Oil down in Asian trade ahead of Paris meeting

SINGAPORE—Oil prices dipped in Asian trade Tuesday ahead of a meeting between the German and French leaders on how to deal with the eurozone’s widening debt crisis.

New York’s main contract, West Texas Intermediate crude for delivery in September, fell 45 cents to $87.43 a barrel in morning trade.

Brent North Sea crude for September was down 42 cents to $109.49.

“Investors will be waiting for details on the eurozone meeting and the eurozone second-quarter GDP figures,” said Ker Chung Yang, an analyst at Phillip Futures in Singapore.
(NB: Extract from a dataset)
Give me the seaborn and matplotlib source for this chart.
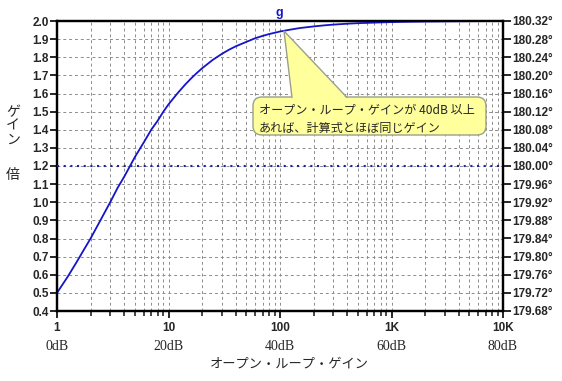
import numpy as np
import pandas as pd
import matplotlib
matplotlib.use("Agg")
import matplotlib.pyplot as plt
import seaborn as sns
from matplotlib.patches import FancyBboxPatch, Polygon
from matplotlib.transforms import Affine2D
from matplotlib.ticker import LogLocator, FixedLocator, NullFormatter

# ---- data ----
open_loop_gain = [1, 1.25, 1.5, 1.75, 2, 2.5, 3, 3.5, 4, 5, 6, 7, 8, 9, 10, 12, 14, 16, 18,
                  20, 25, 30, 35, 40, 50, 60, 70, 80, 100, 120, 150, 200, 250, 300, 400,
                  500, 700, 1000, 1500, 2000, 3000, 5000, 10000]
gain_ratio = [0.50, 0.59, 0.67, 0.74, 0.80, 0.91, 1.00, 1.08, 1.14, 1.25, 1.33, 1.40, 1.45,
              1.50, 1.54, 1.60, 1.647, 1.684, 1.714, 1.739, 1.786, 1.818, 1.842, 1.860,
              1.885, 1.905, 1.918, 1.928, 1.942, 1.951, 1.961, 1.970, 1.976, 1.980, 1.985,
              1.988, 1.991, 1.994, 1.996, 1.997, 1.998, 1.999, 2.0]
phase_x = [1, 10000]
phase_deg = [180.0, 180.0]

x_ticks = [1, 10, 100, 1000, 10000]
x_tick_labels = ["1", "10", "100", "1K", "10K"]
db_labels = ["0dB", "20dB", "40dB", "60dB", "80dB"]
left_ticks = [0.4, 0.5, 0.6, 0.7, 0.8, 0.9, 1.0, 1.1, 1.2, 1.3, 1.4, 1.5, 1.6, 1.7, 1.8, 1.9, 2.0]
right_ticks = [179.68, 179.72, 179.76, 179.80, 179.84, 179.88, 179.92, 179.96, 180.00,
               180.04, 180.08, 180.12, 180.16, 180.20, 180.24, 180.28, 180.32]
callout_lines = ["オープン・ループ・ゲインが 40dB 以上", "あれば、計算式とほぼ同じゲイン"]

sns.set_style("white")
plt.rcParams['font.family'] = ['Liberation Sans', 'Noto Sans CJK JP', 'DejaVu Sans']
JP = ['Noto Sans CJK JP', 'DejaVu Sans']

W, H = 562, 381
fig = plt.figure(figsize=(W / 100, H / 100), dpi=100)
L, R, T, B = 57, 503, 21, 311
ax = fig.add_axes([L / W, 1 - B / H, (R - L) / W, (B - T) / H])
ax.set_xscale('log')

df = pd.DataFrame({"A": open_loop_gain, "G": gain_ratio})
blue = "#1414C8"

ax.set_xlim(1, 10000)
ax.set_ylim(0.4, 2.0)
ax.xaxis.set_major_locator(FixedLocator(x_ticks))
ax.set_xticklabels(x_tick_labels)
ax.xaxis.set_minor_locator(LogLocator(base=10, subs=np.arange(2, 10)))
ax.xaxis.set_minor_formatter(NullFormatter())
ax.set_yticks(left_ticks)
ax.set_yticklabels([f"{v:.1f}" for v in left_ticks])

grid_kw = dict(color="#8c8c8c", linestyle=(0, (3, 3)), linewidth=0.7)
ax.grid(True, which='major', axis='both', **grid_kw)
ax.grid(True, which='minor', axis='x', **grid_kw)
ax.set_axisbelow(True)

sns.lineplot(data=df, x="A", y="G", ax=ax, color=blue, linewidth=1.3, zorder=3)
ax.set_xlim(1, 10000)
ax.set_ylim(0.4, 2.0)

ax2 = ax.twinx()
dfp = pd.DataFrame({"A": phase_x, "P": phase_deg})
sns.lineplot(data=dfp, x="A", y="P", ax=ax2, color="#2020B0",
             linewidth=1.5, linestyle=(0, (1, 2.2)), zorder=3)
ax2.set_ylim(179.68, 180.32)
ax2.set_yticks(right_ticks)
ax2.set_yticklabels([f"{v:.2f}°" for v in right_ticks])
ax2.set_xlim(1, 10000)

for a in (ax, ax2):
    for s in a.spines.values():
        s.set_linewidth(1.6)
        s.set_color("black")
    a.set_xlabel("")
    a.set_ylabel("")

ax.tick_params(axis='y', which='major', direction='out', length=5, width=1.4, pad=1,
               labelsize=8.5, left=True)
ax.tick_params(axis='x', which='major', direction='out', length=5, width=1.4, pad=3,
               labelsize=8.5, bottom=True)
ax.tick_params(axis='x', which='minor', direction='out', length=3.5, width=1.2, bottom=True)
ax2.tick_params(axis='y', which='major', direction='out', length=5.5, width=1.4, pad=1,
                labelsize=8.5, right=True)
for lab in ax.get_xticklabels() + ax.get_yticklabels() + ax2.get_yticklabels():
    lab.set_fontweight('bold')

# dB labels under the tick labels
for xv, lab in zip(x_ticks, db_labels):
    ax.text(xv, -0.124, lab, transform=ax.get_xaxis_transform(), ha='center', va='center',
            fontsize=10, family=['Liberation Serif', 'DejaVu Serif'])

# axis labels
ax.set_xlabel("オープン・ループ・ゲイン", fontsize=9.5, family=JP)
ax.xaxis.set_label_coords(0.522, -0.16)
ax.xaxis.label.set_va('top')

fig.text(13 / W, 1 - 126 / H, "ゲ\nイ\nン", ha='center', va='center', fontsize=10,
         family=JP, linespacing=1.0)
fig.text(13 / W, 1 - 175 / H, "倍", ha='center', va='center', fontsize=10, family=JP)

# cursor label
fig.text(279 / W, 1 - 13 / H, "g", ha='center', va='center', fontsize=9,
         fontweight='bold', color=blue)

# callout
px = Affine2D().scale(1 / W, -1 / H).translate(0, 1) + fig.transFigure
fill = "#FFFF9C"
edge = "#9aa08a"
box = FancyBboxPatch((253, 97), 233, 38, boxstyle="round,pad=0,rounding_size=9",
                     transform=px, facecolor=fill, edgecolor=edge, linewidth=1.0, zorder=10)
fig.patches.append(box)
tri = Polygon([(284, 31), (292, 99), (347, 99)], closed=True, transform=px,
              facecolor=fill, edgecolor='none', zorder=11)
fig.patches.append(tri)
fig.lines.append(plt.Line2D([292, 284, 347], [97.5, 31, 97.5], transform=px,
                            color=edge, linewidth=1.0, zorder=12))
fig.text(259 / W, 1 - 110 / H, callout_lines[0], ha='left', va='center', fontsize=8.7,
         family=JP, zorder=13)
fig.text(259 / W, 1 - 128 / H, callout_lines[1], ha='left', va='center', fontsize=8.7,
         family=JP, zorder=13)

fig.savefig("out.png", dpi=100)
French President Nicolas Sarkozy will host German Chancellor Angela Merkel on Tuesday in Paris to produce a road map for the 17-nation eurozone as it battles its growing sovereign debt crisis.

Merkel and Sarkozy lead the eurozone’s two biggest economies and markets have been watching anxiously to see whether they will agree a plan to boost fragile confidence.

On Monday, the finance ministers of Britain, Australia, Canada, Singapore and South Africa said in a statement that the world was facing a crisis of confidence and needed a global response.

The ministers warned of a lack of confidence in efforts by governments to address the issues underpinning weak growth, high unemployment and unsustainable fiscal balance sheets.

Trillions of dollars have been wiped off stock markets in a massive sell-off over the past fortnight as investors dumped shares over concerns of a global slowdown, eurozone debt, and an unprecedented US credit rating downgrade.

The fears for the global economy have triggered volatility for oil prices in turn, as traders anticipate a deterioration in energy demand.